● **What you are asked to do**
Return the number of lines holding "matplotlib", with nothing added.

● **Data lines**
---+---

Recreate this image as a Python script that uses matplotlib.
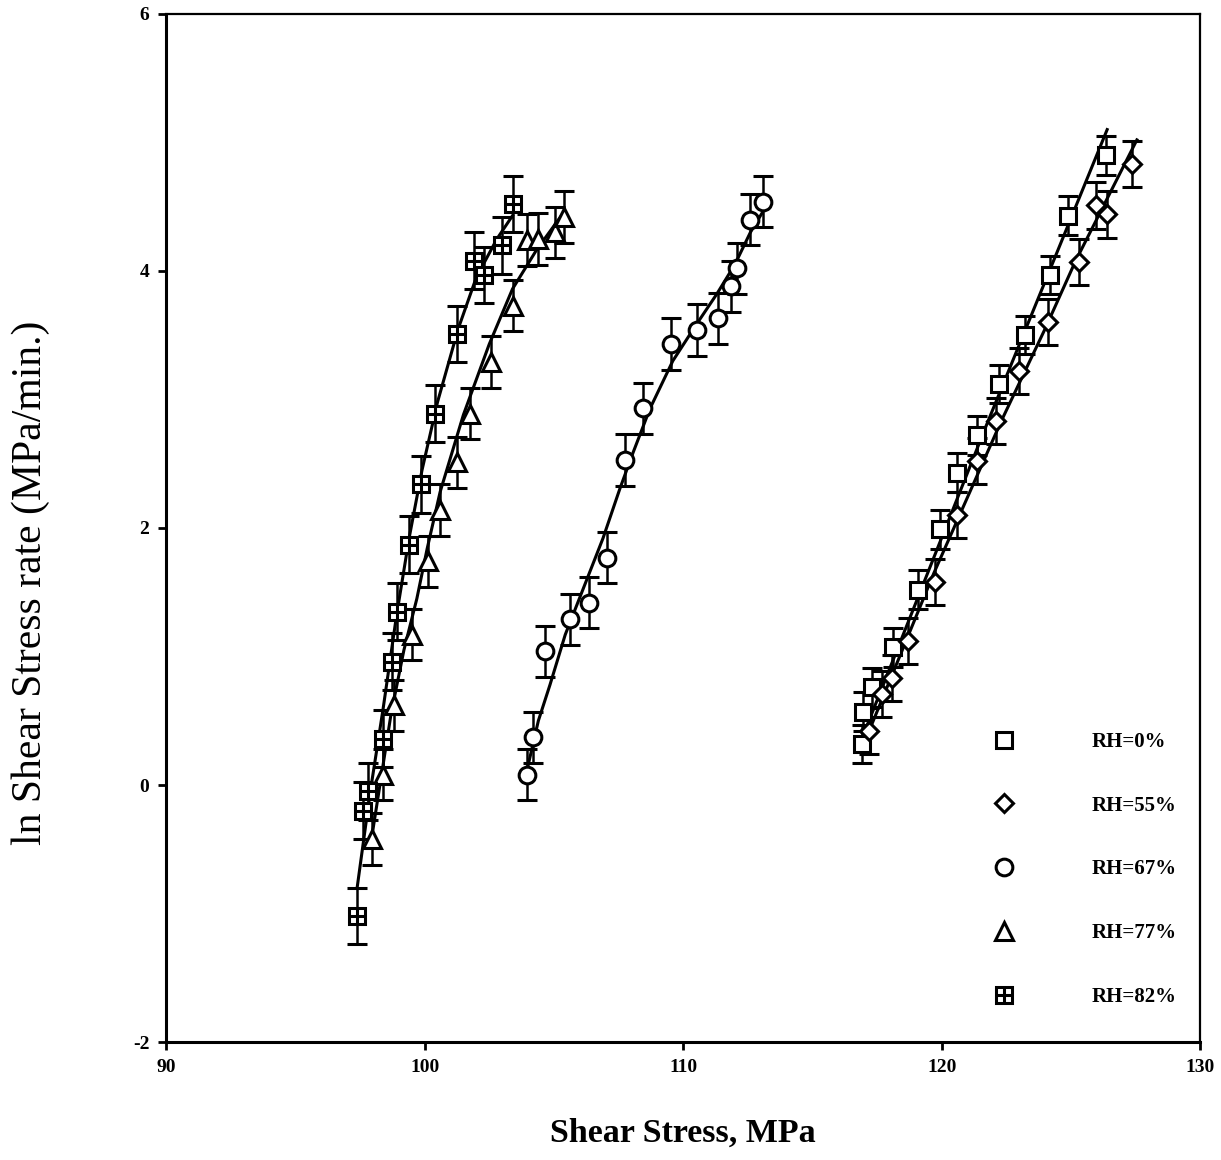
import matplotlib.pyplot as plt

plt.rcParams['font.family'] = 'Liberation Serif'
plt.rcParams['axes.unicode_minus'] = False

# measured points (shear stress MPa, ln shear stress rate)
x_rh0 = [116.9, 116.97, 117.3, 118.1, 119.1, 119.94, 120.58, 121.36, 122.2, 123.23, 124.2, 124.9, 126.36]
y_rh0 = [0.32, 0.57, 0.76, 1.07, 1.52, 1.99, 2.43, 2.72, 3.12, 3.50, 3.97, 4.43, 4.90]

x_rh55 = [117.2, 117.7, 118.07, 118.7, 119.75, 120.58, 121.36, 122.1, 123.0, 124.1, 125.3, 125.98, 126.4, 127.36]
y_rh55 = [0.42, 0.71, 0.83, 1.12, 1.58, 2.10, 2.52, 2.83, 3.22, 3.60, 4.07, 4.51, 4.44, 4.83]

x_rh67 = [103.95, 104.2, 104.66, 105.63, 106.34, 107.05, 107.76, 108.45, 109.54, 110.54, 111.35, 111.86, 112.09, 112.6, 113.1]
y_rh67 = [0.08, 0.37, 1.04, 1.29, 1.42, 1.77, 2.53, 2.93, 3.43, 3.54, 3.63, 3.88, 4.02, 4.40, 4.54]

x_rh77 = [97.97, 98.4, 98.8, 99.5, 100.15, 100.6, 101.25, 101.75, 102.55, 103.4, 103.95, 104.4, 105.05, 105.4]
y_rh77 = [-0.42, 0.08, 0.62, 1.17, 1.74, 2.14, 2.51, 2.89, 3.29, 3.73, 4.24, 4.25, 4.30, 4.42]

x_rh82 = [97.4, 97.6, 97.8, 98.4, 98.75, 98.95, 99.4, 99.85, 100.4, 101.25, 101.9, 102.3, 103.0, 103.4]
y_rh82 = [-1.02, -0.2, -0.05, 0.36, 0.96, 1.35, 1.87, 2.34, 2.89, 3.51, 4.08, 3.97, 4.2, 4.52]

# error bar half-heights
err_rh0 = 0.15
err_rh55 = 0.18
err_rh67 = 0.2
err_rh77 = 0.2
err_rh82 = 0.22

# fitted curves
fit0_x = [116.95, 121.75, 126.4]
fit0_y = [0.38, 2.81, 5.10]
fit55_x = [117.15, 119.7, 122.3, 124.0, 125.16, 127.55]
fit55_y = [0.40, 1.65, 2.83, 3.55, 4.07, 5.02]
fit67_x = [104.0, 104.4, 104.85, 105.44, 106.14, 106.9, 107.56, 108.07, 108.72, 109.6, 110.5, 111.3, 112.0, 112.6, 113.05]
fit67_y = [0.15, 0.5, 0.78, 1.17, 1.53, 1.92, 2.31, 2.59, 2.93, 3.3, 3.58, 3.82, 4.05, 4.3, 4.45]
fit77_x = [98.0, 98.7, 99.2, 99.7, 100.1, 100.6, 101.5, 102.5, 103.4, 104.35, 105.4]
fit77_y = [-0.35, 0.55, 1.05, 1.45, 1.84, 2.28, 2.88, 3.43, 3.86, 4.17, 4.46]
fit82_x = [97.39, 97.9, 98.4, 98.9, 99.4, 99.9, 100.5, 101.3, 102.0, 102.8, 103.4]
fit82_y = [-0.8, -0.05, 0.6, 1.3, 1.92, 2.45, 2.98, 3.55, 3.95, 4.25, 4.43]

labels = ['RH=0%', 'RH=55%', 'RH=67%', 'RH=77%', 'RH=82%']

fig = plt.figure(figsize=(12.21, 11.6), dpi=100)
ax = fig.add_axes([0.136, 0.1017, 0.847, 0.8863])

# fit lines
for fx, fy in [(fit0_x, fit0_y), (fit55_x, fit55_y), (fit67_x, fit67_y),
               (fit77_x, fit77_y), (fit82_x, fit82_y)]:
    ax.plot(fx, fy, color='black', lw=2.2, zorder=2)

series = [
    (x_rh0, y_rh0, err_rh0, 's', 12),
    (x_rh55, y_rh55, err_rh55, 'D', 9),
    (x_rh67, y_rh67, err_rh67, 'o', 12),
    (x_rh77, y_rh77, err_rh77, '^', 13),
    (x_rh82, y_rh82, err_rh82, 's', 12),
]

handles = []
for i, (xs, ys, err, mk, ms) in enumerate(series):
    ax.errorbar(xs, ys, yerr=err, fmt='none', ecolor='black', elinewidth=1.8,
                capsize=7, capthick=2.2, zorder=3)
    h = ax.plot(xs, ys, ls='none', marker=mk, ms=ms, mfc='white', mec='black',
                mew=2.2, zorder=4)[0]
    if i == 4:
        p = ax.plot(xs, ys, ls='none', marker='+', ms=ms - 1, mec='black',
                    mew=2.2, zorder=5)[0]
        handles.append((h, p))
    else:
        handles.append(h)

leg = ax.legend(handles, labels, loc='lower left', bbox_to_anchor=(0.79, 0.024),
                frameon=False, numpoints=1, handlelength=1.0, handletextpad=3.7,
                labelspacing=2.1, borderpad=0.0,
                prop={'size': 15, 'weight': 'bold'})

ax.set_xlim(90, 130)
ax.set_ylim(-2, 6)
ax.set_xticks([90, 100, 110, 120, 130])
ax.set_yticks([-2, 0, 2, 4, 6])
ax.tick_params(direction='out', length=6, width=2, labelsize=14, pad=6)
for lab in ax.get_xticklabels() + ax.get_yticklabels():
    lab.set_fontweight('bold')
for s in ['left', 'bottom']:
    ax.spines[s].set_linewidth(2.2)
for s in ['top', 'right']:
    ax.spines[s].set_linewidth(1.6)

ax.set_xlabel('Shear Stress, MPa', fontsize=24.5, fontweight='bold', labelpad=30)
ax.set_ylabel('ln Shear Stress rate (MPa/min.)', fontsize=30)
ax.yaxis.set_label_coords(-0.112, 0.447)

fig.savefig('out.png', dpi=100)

---+---

● **Result**
2